(Data items)
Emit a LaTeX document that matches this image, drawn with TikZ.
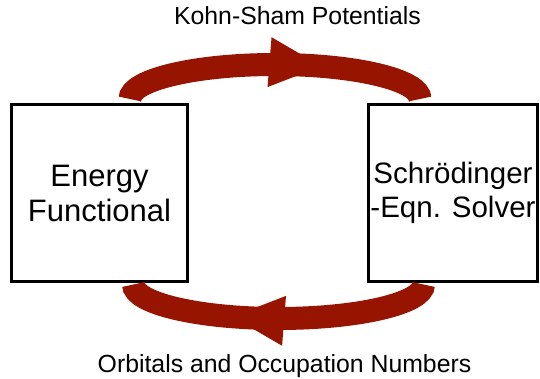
\documentclass[tikz,border=0pt]{standalone}
\usepackage{fontspec}
\setmainfont{Liberation Sans}
\usetikzlibrary{arrows.meta,decorations.markings}
\definecolor{loopred}{RGB}{150,20,0}
\tikzset{
	block/.style={draw, line width=3pt, inner sep=2pt, align=center,
		minimum height=177pt},
	looplabel/.style={inner sep=0pt, font=\fontsize{24.8}{28}\selectfont},
	loopline/.style={draw=loopred, line width=23pt, postaction={decorate},
		decoration={markings, mark=at position #1 with
			{\arrow{Triangle[length=52pt,width=50pt,line width=0pt]}}}},
}
\begin{document}
\begin{tikzpicture}[x=1pt,y=1pt]
	\useasboundingbox (0,0) rectangle (540,379);

	\node[block, minimum width=176pt, font=\fontsize{31}{35}\selectfont] (ef) at (99.5,186) {Energy\\Functional};
	\node[block, minimum width=169pt, font=\fontsize{29.5}{34}\selectfont] (rs) at (453,186) {Schrödinger\\-Eqn. Solver};

	\coordinate (ks) at ([xshift=30.5pt,yshift=4pt]ef.north);
	\coordinate (orb) at ([xshift=-29.5pt,yshift=-1.5pt]rs.south);

	\draw[loopline=0.65] (ks) arc[start angle=180, end angle=0, x radius=145pt, y radius=34.5pt];
	\draw[loopline=0.65] (orb) arc[start angle=0, end angle=-180, x radius=145pt, y radius=34pt];

	\node[looplabel, anchor=base] (kslbl) at (297.5,354) {Kohn-Sham Potentials};
	\node[looplabel, anchor=base] (orblbl) at (284.5,6) {Orbitals and Occupation Numbers};
\end{tikzpicture}
\end{document}
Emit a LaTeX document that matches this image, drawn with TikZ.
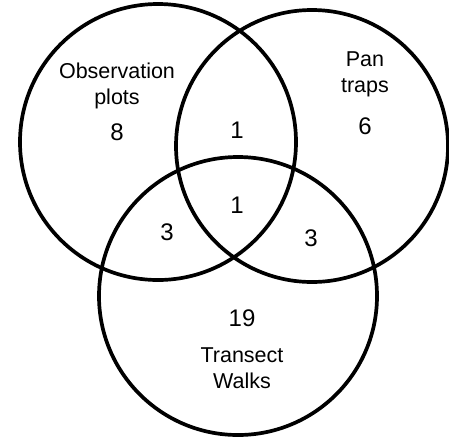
\documentclass[tikz,border=0pt]{standalone}
\usepackage{fontspec}
\setmainfont{Liberation Sans}
\usetikzlibrary{positioning}
\tikzset{
  setcircle/.style={circle, draw=black, line width=3.7pt, minimum size=#1, inner sep=0pt},
  setlabel/.style={align=center, font=\fontsize{21.5}{26}\selectfont},
  setcount/.style={font=\fontsize{24}{26}\selectfont}
}

\begin{document}
\begin{tikzpicture}[x=1pt, y=-1pt]
  \useasboundingbox (0,0) rectangle (449,437);
  % the three sets
  \node[setcircle=276pt] (obs) at (158,142) {};
  \node[setcircle=272pt] (pan) at (312,146) {};
  \node[setcircle=278pt] (walk) at (238,296) {};
  % set names
  \node[setlabel] (obsname) at (117,86) {Observation\\plots};
  \node[setlabel] (panname) at (365,74) {Pan\\traps};
  \node[setlabel] (walkname) at (242,368) {Transect\\Walks};
  % counts
  \node[setcount] (obsonly) at (117,132) {8};
  \node[setcount] (panonly) at (365,126) {6};
  \node[setcount] (walkonly) at (242,318) {19};
  \node[setcount] (obspan) at (237,130) {1};
  \node[setcount] (allthree) at (237,205) {1};
  \node[setcount] (obswalk) at (167,232) {3};
  \node[setcount] (panwalk) at (311,238) {3};
\end{tikzpicture}
\end{document}
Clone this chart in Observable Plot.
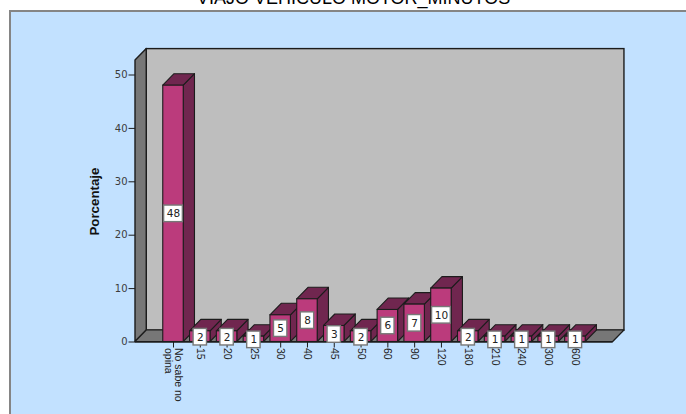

Required work: Leave the pictures out and copy the rest of the data exactly.

Exercise response:
Emit a LaTeX document that matches this image, drawn with TikZ.
\documentclass[tikz,border=0pt]{standalone}
\usepackage{fontspec}
\setmainfont{Liberation Sans}
\usetikzlibrary{arrows.meta,decorations.markings}
\definecolor{loopred}{RGB}{150,20,0}
\tikzset{
	block/.style={draw, line width=3pt, inner sep=2pt, align=center,
		minimum height=177pt},
	looplabel/.style={inner sep=0pt, font=\fontsize{24.8}{28}\selectfont},
	loopline/.style={draw=loopred, line width=23pt, postaction={decorate},
		decoration={markings, mark=at position #1 with
			{\arrow{Triangle[length=52pt,width=50pt,line width=0pt]}}}},
}
\begin{document}
\begin{tikzpicture}[x=1pt,y=1pt]
	\useasboundingbox (0,0) rectangle (540,379);

	\node[block, minimum width=176pt, font=\fontsize{31}{35}\selectfont] (ef) at (99.5,186) {Energy\\Functional};
	\node[block, minimum width=169pt, font=\fontsize{29.5}{34}\selectfont] (rs) at (453,186) {Schrödinger\\-Eqn. Solver};

	\coordinate (ks) at ([xshift=30.5pt,yshift=4pt]ef.north);
	\coordinate (orb) at ([xshift=-29.5pt,yshift=-1.5pt]rs.south);

	\draw[loopline=0.65] (ks) arc[start angle=180, end angle=0, x radius=145pt, y radius=34.5pt];
	\draw[loopline=0.65] (orb) arc[start angle=0, end angle=-180, x radius=145pt, y radius=34pt];

	\node[looplabel, anchor=base] (kslbl) at (297.5,354) {Kohn-Sham Potentials};
	\node[looplabel, anchor=base] (orblbl) at (284.5,6) {Orbitals and Occupation Numbers};
\end{tikzpicture}
\end{document}
Emit a LaTeX document that matches this image, drawn with TikZ.
\documentclass[tikz,border=0pt]{standalone}
\usepackage{fontspec}
\setmainfont{Liberation Sans}
\usetikzlibrary{positioning}
\tikzset{
  setcircle/.style={circle, draw=black, line width=3.7pt, minimum size=#1, inner sep=0pt},
  setlabel/.style={align=center, font=\fontsize{21.5}{26}\selectfont},
  setcount/.style={font=\fontsize{24}{26}\selectfont}
}

\begin{document}
\begin{tikzpicture}[x=1pt, y=-1pt]
  \useasboundingbox (0,0) rectangle (449,437);
  % the three sets
  \node[setcircle=276pt] (obs) at (158,142) {};
  \node[setcircle=272pt] (pan) at (312,146) {};
  \node[setcircle=278pt] (walk) at (238,296) {};
  % set names
  \node[setlabel] (obsname) at (117,86) {Observation\\plots};
  \node[setlabel] (panname) at (365,74) {Pan\\traps};
  \node[setlabel] (walkname) at (242,368) {Transect\\Walks};
  % counts
  \node[setcount] (obsonly) at (117,132) {8};
  \node[setcount] (panonly) at (365,126) {6};
  \node[setcount] (walkonly) at (242,318) {19};
  \node[setcount] (obspan) at (237,130) {1};
  \node[setcount] (allthree) at (237,205) {1};
  \node[setcount] (obswalk) at (167,232) {3};
  \node[setcount] (panwalk) at (311,238) {3};
\end{tikzpicture}
\end{document}
Clone this chart in Observable Plot.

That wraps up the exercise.